His family exploded. His mother called sobbing (we thought someone had died), blabbed to the rest of her family, and we’ve been receiving several guilt-inducing emails from Gramma and other aunts. We explained our reasoning to only his mother, firmly but politely: we have seen said aunt twice in seven years, neither of us think we could pick her out of a crowd, and we brought up the fact that she wouldn’t come anyways (she didn’t attend her sister’s second wedding three years ago, or my fiancé’s sister’s wedding last year). We are being harangued from his other aunts with requests of “Why can’t you just invite her? She won’t attend anyway, and you’ll just get her card?” or “If one of my children [fiancé’s cousins] can’t come, can we invite Auntie in their place?” and the ever-guilt-inducing, “This is heartbreaking. It is a family divider.” (It’s not, by the way. Cancer is heartbreaking. Not receiving a party invitation, not so much.)
We’ve responded to one of these emails with a polite one-liner, “Thank you for your opinion. While we don’t expect that everyone will agree with our decisions, we do expect both our families to respect our decisions for our wedding day and our lives together.” However, we are still being harassed for explanations for why she’s not invited, which we’re not sure if we need to provide to the extended family since we explained it to his mother very clearly. Do we:
A: Suck it up and just invite her (we doubt she would come anyway)? Initially we felt very strongly against this, since why would we invite someone we don’t truly want there? But our resolve is shrinking.
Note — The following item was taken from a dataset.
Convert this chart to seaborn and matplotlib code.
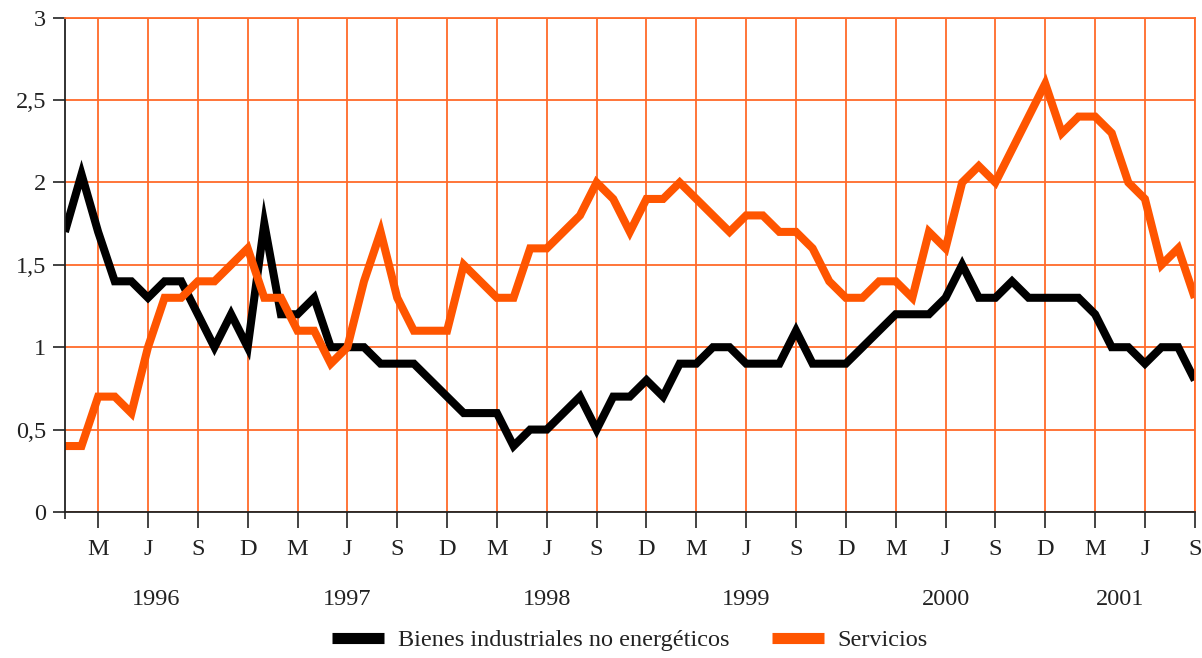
import numpy as np
import pandas as pd
import seaborn as sns
import matplotlib.pyplot as plt
from matplotlib.lines import Line2D

# monthly values, Jan 1996 .. Sep 2001
bienes = [
    1.7, 2.05, 1.7, 1.4, 1.4, 1.3, 1.4, 1.4, 1.2, 1.0, 1.2, 1.0,
    1.75, 1.2, 1.2, 1.3, 1.0, 1.0, 1.0, 0.9, 0.9, 0.9, 0.8, 0.7,
    0.6, 0.6, 0.6, 0.4, 0.5, 0.5, 0.6, 0.7, 0.5, 0.7, 0.7, 0.8,
    0.7, 0.9, 0.9, 1.0, 1.0, 0.9, 0.9, 0.9, 1.1, 0.9, 0.9, 0.9,
    1.0, 1.1, 1.2, 1.2, 1.2, 1.3, 1.5, 1.3, 1.3, 1.4, 1.3, 1.3,
    1.3, 1.3, 1.2, 1.0, 1.0, 0.9, 1.0, 1.0, 0.8,
]
servicios = [
    0.4, 0.4, 0.7, 0.7, 0.6, 1.0, 1.3, 1.3, 1.4, 1.4, 1.5, 1.6,
    1.3, 1.3, 1.1, 1.1, 0.9, 1.0, 1.4, 1.7, 1.3, 1.1, 1.1, 1.1,
    1.5, 1.4, 1.3, 1.3, 1.6, 1.6, 1.7, 1.8, 2.0, 1.9, 1.7, 1.9,
    1.9, 2.0, 1.9, 1.8, 1.7, 1.8, 1.8, 1.7, 1.7, 1.6, 1.4, 1.3,
    1.3, 1.4, 1.4, 1.3, 1.7, 1.6, 2.0, 2.1, 2.0, 2.2, 2.4, 2.6,
    2.3, 2.4, 2.4, 2.3, 2.0, 1.9, 1.5, 1.6, 1.3,
]
series_names = ["Bienes industriales no energéticos", "Servicios"]
month_letters = ["M", "J", "S", "D"]
years = ["1996", "1997", "1998", "1999", "2000", "2001"]
year_pos = [5.5, 17, 29, 41, 53, 63.5]
y_ticks = [0, 0.5, 1, 1.5, 2, 2.5, 3]
y_labels = ["0", "0,5", "1", "1,5", "2", "2,5", "3"]

months = np.arange(len(bienes))
df = pd.DataFrame({
    "mes": np.concatenate([months, months]),
    "valor": bienes + servicios,
    "serie": [series_names[0]] * len(bienes) + [series_names[1]] * len(servicios),
})

sns.set_style("white")
plt.rcParams["font.family"] = ["Liberation Serif", "DejaVu Serif"]

grid_color = "#ff6a2a"
text_color = "#222222"
fs = 17.5
palette = {series_names[0]: "#000000", series_names[1]: "#ff5500"}

fig = plt.figure(figsize=(12.02, 6.58), dpi=100)
ax = fig.add_axes([0.054, 0.222, 0.94, 0.751])

sns.lineplot(data=df, x="mes", y="valor", hue="serie", palette=palette,
             linewidth=5.8, legend=False, ax=ax,
             solid_joinstyle="miter", solid_capstyle="butt")

ax.set_xlim(0, len(bienes) - 1)
ax.set_ylim(0, 3)

# month ticks every quarter (M, J, S, D)
xt = np.arange(2, len(bienes), 3)
ax.set_xticks(xt)
ax.set_xticklabels([month_letters[i % 4] for i in range(len(xt))])
ax.set_xticks([0], minor=True)
ax.set_yticks(y_ticks)
ax.set_yticklabels(y_labels)

ax.tick_params(axis="x", which="major", bottom=True, length=11.5, width=1.2,
               color=text_color, labelsize=fs, labelcolor=text_color, pad=8)
ax.tick_params(axis="x", which="minor", bottom=True, length=5, width=1.2,
               color=text_color)
ax.tick_params(axis="y", left=True, length=8.5, width=1.2, color=text_color,
               labelsize=fs, labelcolor=text_color, pad=5)
ax.set_xlabel("")
ax.set_ylabel("")

ax.grid(True, color=grid_color, linewidth=1.3)
ax.set_axisbelow(True)
for side in ["left", "bottom"]:
    ax.spines[side].set_color(text_color)
    ax.spines[side].set_linewidth(1.3)
for side in ["top", "right"]:
    ax.spines[side].set_color(grid_color)
    ax.spines[side].set_linewidth(1.3)

for yr, pos in zip(years, year_pos):
    ax.text(pos, -0.178, yr, transform=ax.get_xaxis_transform(),
            ha="center", va="center", fontsize=fs, color=text_color)

handles = [Line2D([0], [0], color=palette[n], linewidth=8, solid_capstyle="butt")
           for n in series_names]
fig.legend(handles, series_names, loc="center", bbox_to_anchor=(0.524, 0.027),
           ncol=2, frameon=False, fontsize=fs, handlelength=2.15,
           columnspacing=1.75, handletextpad=0.55, labelcolor=text_color)

fig.savefig("out.png", dpi=100)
B: Request that his mom explain our reasoning to her relatives and we stay silent?
C: Extend our reasoning to the rest of the family harassing us, but overall stick to our guns?
D: Ignore it entirely?
I’m particularly not dealing with this well because in the back of my mind, I keep thinking, “Well, if we just eloped and pissed off everyone at once, we wouldn’t be dealing with this.” But our deposits have been made, so it’s too late to back out. I feel resentment toward his family, and it’s not a feeling I want to start our married life together. Is this normal?! Please help!
Just invite her.
If you’re inviting other aunts and singling out this one, you’re making a Statement and sending a Message that I don’t think you intend. If she hasn’t hurt anyone, there’s no sordid past or specific issue, then it’s really probably not worth any of this drama.
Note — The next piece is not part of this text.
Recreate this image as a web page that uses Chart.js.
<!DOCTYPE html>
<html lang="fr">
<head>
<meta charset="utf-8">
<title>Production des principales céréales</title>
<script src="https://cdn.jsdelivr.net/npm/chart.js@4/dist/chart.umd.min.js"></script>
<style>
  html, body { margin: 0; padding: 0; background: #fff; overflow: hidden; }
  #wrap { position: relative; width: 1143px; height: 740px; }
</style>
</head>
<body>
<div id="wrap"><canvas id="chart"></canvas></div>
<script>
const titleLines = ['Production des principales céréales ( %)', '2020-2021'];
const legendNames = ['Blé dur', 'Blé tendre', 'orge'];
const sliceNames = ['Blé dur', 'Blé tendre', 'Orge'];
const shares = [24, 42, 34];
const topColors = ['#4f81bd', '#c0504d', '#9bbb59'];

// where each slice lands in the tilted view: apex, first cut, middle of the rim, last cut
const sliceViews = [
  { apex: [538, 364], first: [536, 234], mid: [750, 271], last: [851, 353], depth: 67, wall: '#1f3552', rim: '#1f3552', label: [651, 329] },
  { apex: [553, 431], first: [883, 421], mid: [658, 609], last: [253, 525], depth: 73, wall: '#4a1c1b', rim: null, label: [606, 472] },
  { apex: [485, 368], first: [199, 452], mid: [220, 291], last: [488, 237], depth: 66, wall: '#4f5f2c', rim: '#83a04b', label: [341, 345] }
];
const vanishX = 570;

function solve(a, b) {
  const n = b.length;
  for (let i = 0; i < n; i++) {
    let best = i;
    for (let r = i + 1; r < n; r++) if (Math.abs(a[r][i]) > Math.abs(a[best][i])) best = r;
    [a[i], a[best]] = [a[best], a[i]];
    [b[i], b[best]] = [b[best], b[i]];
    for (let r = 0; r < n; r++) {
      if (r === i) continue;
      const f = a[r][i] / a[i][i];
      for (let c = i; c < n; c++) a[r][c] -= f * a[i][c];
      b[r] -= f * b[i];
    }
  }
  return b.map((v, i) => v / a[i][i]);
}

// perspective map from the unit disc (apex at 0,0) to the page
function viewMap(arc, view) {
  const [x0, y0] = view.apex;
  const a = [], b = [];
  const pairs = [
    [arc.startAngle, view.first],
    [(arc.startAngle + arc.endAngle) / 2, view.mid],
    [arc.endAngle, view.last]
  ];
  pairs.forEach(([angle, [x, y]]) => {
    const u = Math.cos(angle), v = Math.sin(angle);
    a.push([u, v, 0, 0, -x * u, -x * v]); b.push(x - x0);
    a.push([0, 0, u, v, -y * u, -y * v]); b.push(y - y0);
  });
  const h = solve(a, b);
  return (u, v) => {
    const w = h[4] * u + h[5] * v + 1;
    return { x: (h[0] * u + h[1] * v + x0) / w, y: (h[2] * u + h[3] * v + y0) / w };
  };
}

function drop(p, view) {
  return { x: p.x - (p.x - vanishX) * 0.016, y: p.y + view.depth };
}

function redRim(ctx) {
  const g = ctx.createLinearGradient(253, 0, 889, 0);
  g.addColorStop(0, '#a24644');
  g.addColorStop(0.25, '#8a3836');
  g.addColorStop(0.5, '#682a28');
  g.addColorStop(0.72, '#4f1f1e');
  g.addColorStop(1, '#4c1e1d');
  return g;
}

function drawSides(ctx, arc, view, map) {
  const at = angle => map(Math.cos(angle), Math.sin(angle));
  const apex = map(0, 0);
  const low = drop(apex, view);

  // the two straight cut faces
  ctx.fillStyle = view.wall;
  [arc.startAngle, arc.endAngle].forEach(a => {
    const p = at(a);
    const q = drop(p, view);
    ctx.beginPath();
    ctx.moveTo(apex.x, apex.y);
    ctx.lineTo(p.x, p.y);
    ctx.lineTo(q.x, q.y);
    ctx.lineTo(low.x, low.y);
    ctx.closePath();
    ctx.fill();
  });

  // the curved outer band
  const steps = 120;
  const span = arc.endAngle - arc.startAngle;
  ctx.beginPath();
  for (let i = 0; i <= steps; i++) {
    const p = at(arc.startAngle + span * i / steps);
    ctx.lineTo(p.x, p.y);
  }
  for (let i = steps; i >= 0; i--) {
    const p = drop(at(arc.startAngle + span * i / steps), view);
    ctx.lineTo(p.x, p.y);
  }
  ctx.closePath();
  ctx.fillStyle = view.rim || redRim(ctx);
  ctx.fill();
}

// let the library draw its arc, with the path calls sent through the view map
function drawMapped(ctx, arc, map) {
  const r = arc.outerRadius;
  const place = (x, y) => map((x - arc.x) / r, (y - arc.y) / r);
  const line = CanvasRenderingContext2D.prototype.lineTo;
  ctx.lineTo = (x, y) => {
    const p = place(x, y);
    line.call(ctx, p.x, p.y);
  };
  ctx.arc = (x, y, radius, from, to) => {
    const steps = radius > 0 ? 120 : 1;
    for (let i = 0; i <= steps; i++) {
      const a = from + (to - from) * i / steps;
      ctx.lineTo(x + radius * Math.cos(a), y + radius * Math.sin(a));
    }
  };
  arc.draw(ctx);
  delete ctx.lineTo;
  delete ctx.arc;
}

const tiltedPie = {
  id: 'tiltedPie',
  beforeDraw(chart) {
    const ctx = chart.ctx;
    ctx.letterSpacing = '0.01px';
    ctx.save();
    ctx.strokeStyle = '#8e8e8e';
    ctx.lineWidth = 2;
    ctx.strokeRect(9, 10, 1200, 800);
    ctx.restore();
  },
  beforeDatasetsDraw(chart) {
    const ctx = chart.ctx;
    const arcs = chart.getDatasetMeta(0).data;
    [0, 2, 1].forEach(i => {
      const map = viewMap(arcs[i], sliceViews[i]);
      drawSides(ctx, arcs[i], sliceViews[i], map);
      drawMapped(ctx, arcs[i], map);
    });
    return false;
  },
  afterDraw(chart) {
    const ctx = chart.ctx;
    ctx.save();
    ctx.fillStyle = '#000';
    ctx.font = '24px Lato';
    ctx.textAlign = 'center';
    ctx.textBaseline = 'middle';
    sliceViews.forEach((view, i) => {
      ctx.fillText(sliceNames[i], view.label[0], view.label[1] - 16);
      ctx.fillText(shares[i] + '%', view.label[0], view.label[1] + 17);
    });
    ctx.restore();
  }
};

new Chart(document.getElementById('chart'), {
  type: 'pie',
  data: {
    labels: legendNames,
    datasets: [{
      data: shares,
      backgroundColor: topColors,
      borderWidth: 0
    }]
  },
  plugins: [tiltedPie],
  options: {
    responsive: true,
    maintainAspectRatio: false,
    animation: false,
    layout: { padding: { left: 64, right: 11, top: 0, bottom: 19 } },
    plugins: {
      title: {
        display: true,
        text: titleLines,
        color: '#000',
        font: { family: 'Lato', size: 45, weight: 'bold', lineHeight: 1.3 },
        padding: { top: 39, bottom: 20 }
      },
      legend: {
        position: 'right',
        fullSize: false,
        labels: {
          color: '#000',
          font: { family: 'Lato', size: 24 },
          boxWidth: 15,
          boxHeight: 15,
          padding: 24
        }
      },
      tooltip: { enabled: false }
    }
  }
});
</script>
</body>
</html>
Other than all the usual family politics, it also sounds like the family just flat out wants to see her (they’re even offering up trades?!). And by inviting her, you’d be making a trade of your own: sending that one invitation in exchange for a lot less fighting. You may see this invitation as minor, but your family doesn’t. And frankly, it’s not up to you to determine that “this isn’t heartbreaking.” You don’t get to decide what’s important to people. You do get to decide how to respond. A terse email that dismisses concerns (rather than expressing that you’ve heard them and value them and have just decided otherwise) isn’t going to deescalate the situation. It’s just going to fuel the fire of that drama.
Don’t get me wrong, I’m all in favor of enduring some drama in order to stand your ground, but we’re talking about choosing your battles, here. Is this one worth fielding all of the family’s phone calls and crying and emails? Maybe save your fight for something you have a passionate stance on, rather than just, “Meh, we haven’t seen her in awhile.” By holding your ground on this point, you’re making a very clear statement. But that statement isn’t about your new baby family, or about your boundaries. All your new in-laws are hearing is that you don’t like this aunt, and you don’t care about the family’s feelings. That’s not a great foot to start on.
Besides, you said she probably won’t even come.